Moral policing by IJT

A group of the Islami Jamiat-i-Talaba (IJT) hooligans beat up students and later opened fire in Punjab University’s (PU’s) Hostel No 7 on Sunday night, injuring several teachers, students and guards. They fled the scene before they could be apprehended. Such incidents of senseless violence are a norm as far as the IJT is concerned. It all began when a student from PU’s philosophy department was beaten up by IJT members because he was talking to his female class fellow. The IJT nazim threatened that the Jamiat will take action against ‘immoral activities’. Female students at PU staged protest rallies against the IJT’s moral policing and highhandedness twice last week. Many other students and some teachers also joined their protest rallies where “Go Jamiat Go” and “Taliban Murdabad” slogans echoed.

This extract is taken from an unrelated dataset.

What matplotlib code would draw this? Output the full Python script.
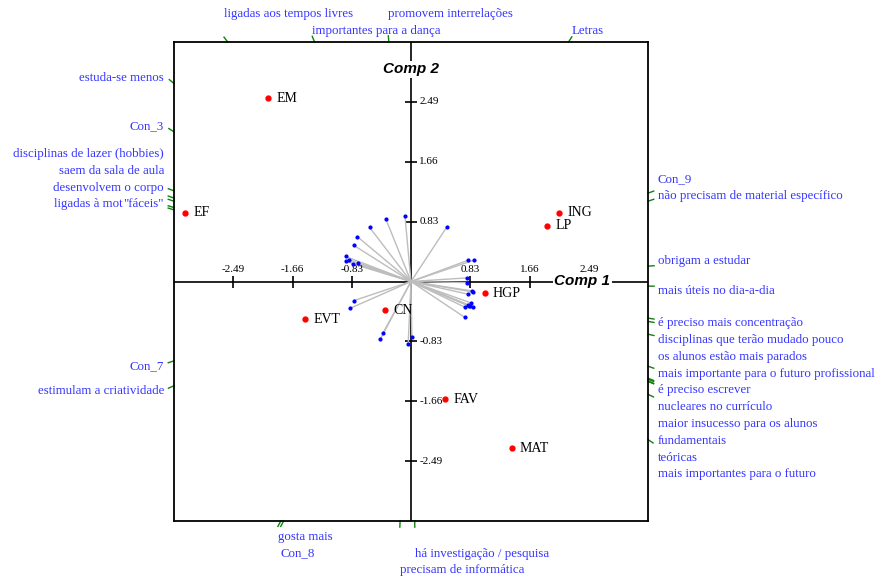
import matplotlib.pyplot as plt
import numpy as np

# ========= data =========
# objects (red points)
obj_names = ['EM', 'EF', 'ING', 'LP', 'HGP', 'CN', 'EVT', 'FAV', 'MAT']
obj_x = [-2.00, -3.17, 2.07, 1.91, 1.03, -0.37, -1.48, 0.48, 1.41]
obj_y = [2.54, 0.95, 0.95, 0.77, -0.16, -0.40, -0.52, -1.63, -2.31]

# attribute vectors (blue points)
var_names = [
    'ligadas aos tempos livres', 'importantes para a dança', 'promovem interrelações', 'Letras',
    'estuda-se menos', 'Con_3', 'disciplinas de lazer (hobbies)', 'saem da sala de aula',
    'desenvolvem o corpo', 'ligadas à motricidade', '"fáceis"',
    'Con_9', 'não precisam de material específico', 'obrigam a estudar', 'mais úteis no dia-a-dia',
    'é preciso mais concentração', 'disciplinas que terão mudado pouco', 'os alunos estão mais parados',
    'mais importante para o futuro profissional', 'é preciso escrever', 'nucleares no currículo',
    'maior insucesso para os alunos', 'fundamentais', 'teóricas', 'mais importantes para o futuro',
    'Con_7', 'estimulam a criatividade', 'gosta mais', 'Con_8',
    'há investigação / pesquisa', 'precisam de informática',
]
var_x = [-0.58, -0.35, -0.085, 0.505,
         -0.75, -0.80, -0.917, -0.87,
         -0.749, -0.917, -0.819,
         0.80, 0.88, 0.78, 0.785,
         0.85, 0.87, 0.80,
         0.84, 0.80, 0.87,
         0.83, 0.815, 0.76, 0.75,
         -0.80, -0.85, -0.39, -0.43,
         0.012, -0.04]
var_y = [0.75, 0.86, 0.91, 0.76,
         0.62, 0.50, 0.347, 0.303,
         0.251, 0.283, 0.245,
         0.295, 0.295, 0.05, -0.015,
         -0.13, -0.145, -0.176,
         -0.297, -0.323, -0.355,
         -0.345, -0.34, -0.358, -0.495,
         -0.265, -0.37, -0.71, -0.80,
         -0.77, -0.87]

ticks = [-2.49, -1.66, -0.83, 0.83, 1.66, 2.49]
tick_labels = ['-2.49', '-1.66', '-0.83', '0.83', '1.66', '2.49']
lim = 3.32

# layout of the labels above / below the frame (row index)
rows = {'ligadas aos tempos livres': 1, 'importantes para a dança': 0,
        'promovem interrelações': 1, 'Letras': 0,
        'gosta mais': 0, 'Con_8': 1, 'há investigação / pesquisa': 1,
        'precisam de informática': 2}
overlap = {'ligadas à motricidade'}  # printed in the same slot as the previous label

serif = 'Liberation Serif'
blue = '#3535ff'
green = '#108010'
fs = 9.3

fig = plt.figure(figsize=(8.88, 5.81), dpi=100)
ax = fig.add_axes([174 / 888, 60 / 581, 474 / 888, 479 / 581])
ax.set_xlim(-lim, lim)
ax.set_ylim(-lim, lim)
ax.set_xticks([])
ax.set_yticks([])
for s in ax.spines.values():
    s.set_linewidth(1.3)

# axes through the origin
ax.axhline(0, color='black', lw=1.2, zorder=1)
ax.axvline(0, color='black', lw=1.2, zorder=1)
ax.plot(ticks, [0] * len(ticks), ls='none', marker='|', ms=9, mew=1.2, color='black')
ax.plot([0] * len(ticks), ticks, ls='none', marker='_', ms=9, mew=1.2, color='black')
for t, tl in zip(ticks, tick_labels):
    ax.annotate(tl, (t, 0), xytext=(0, 8.5), textcoords='offset points',
                ha='center', va='center', fontsize=8, family=serif)
    ax.annotate(tl, (0, t), xytext=(6, 0), textcoords='offset points',
                ha='left', va='center', fontsize=8, family=serif)

wb = dict(facecolor='white', edgecolor='none', pad=1)
ax.text(2.40, 0, 'Comp 1', ha='center', va='center', fontsize=11, family='Liberation Sans',
        weight='bold', style='italic', bbox=wb, zorder=5)
ax.text(0, 2.94, 'Comp 2', ha='center', va='center', fontsize=11, family='Liberation Sans',
        weight='bold', style='italic', bbox=wb, zorder=5)

# vectors
for vx, vy in zip(var_x, var_y):
    ax.plot([0, vx], [0, vy], color='#bdbdbd', lw=1, zorder=2)
ax.plot(var_x, var_y, 'o', color='blue', ms=2, zorder=3)

# objects
ax.plot(obj_x, obj_y, 'o', color='red', ms=3.5, zorder=4)
for n, x, y in zip(obj_names, obj_x, obj_y):
    ax.annotate(n, (x, y), xytext=(6, 0), textcoords='offset points',
                ha='left', va='center', fontsize=10, family=serif)

# green marks where each direction leaves the frame
tick_len = 0.085
hits = []
for name, vx, vy in zip(var_names, var_x, var_y):
    t = lim / max(abs(vx), abs(vy))
    hx, hy = vx * t, vy * t
    r = np.hypot(vx, vy)
    ex, ey = hx + vx / r * tick_len, hy + vy / r * tick_len
    ax.plot([hx, ex], [hy, ey], color=green, lw=1, clip_on=False)
    if abs(vx) >= abs(vy):
        side = 'right' if vx > 0 else 'left'
    else:
        side = 'top' if vy > 0 else 'bottom'
    hits.append((name, side, hy, ex))

# side labels, pushed away from the horizontal axis so they do not collide
sp = 16.8 / 72.1
off_up, off_dn = 0.075, 0.07
for side in ['left', 'right']:
    xs = -lim - 0.14 if side == 'left' else lim + 0.14
    ha = 'right' if side == 'left' else 'left'
    items = [h for h in hits if h[1] == side]
    up = sorted([h for h in items if h[2] >= 0], key=lambda h: h[2])
    dn = sorted([h for h in items if h[2] < 0], key=lambda h: -h[2])
    for group, sign in [(up, 1), (dn, -1)]:
        prev = None
        for name, _, hy, _ in group:
            y = hy + (off_up if sign > 0 else -off_dn)
            if prev is not None:
                if name in overlap:
                    y = prev
                else:
                    y = max(y, prev + sp) if sign > 0 else min(y, prev - sp)
            prev = y
            ax.text(xs, y, name, ha=ha, va='center', fontsize=fs, family=serif, color=blue,
                    bbox=dict(facecolor='white', edgecolor='none', pad=0.3),
                    zorder=3 if name in overlap else 4, clip_on=False)

# labels above and below the frame
for name, side, hy, ex in hits:
    if side == 'top':
        y = lim + (11 + 17 * rows[name]) / 72.1
    elif side == 'bottom':
        y = -lim - (16 + 16.5 * rows[name]) / 72.1
    else:
        continue
    ax.text(ex, y, name, ha='left', va='center', fontsize=fs, family=serif, color=blue,
            clip_on=False)

plt.savefig('out.png', dpi=100)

The IJT is the student wing of the Jamaat-e-Islami (JI) and just like the JI, it promotes its own brand of Islamic ideology at the PU campus. Progressive and secular ideas are thwarted by IJT goons, who have held PU – one of the subcontinent’s premier universities – hostage to its archaic views through violent means for the last 37 years. The IJT monster was unleashed by then Governor Punjab Ghulam Mustafa Khar back in 1974. Mr Khar was wary of the leftists’ growing influence in colleges and universities, hence a religio-fascist student organisation was supported to counter this ‘threat’. Students and the faculty at the PU included many of a progressive bent but slowly and gradually the IJT turned the campus into a rightwing stronghold. The state has been complicit in this through successive governments. There has never been a crackdown against the IJT and its members continue to get away with their fascistic tactics. But now a lot of PU students and faculty members are losing patience with the IJT’s goons and have come out against them. This student organisation is responsible for many a crime, murder, theft and lawbreaking.

In a civilised state, student unions are the democratic nurseries of youth. Despite lifting the ban on student unions, this government has not done much to strengthen them, which is why fanatical student organisations are still ruling the roost in colleges and universities. It is time that the PU administration and the Punjab government take strict action against the IJT and make an example of it.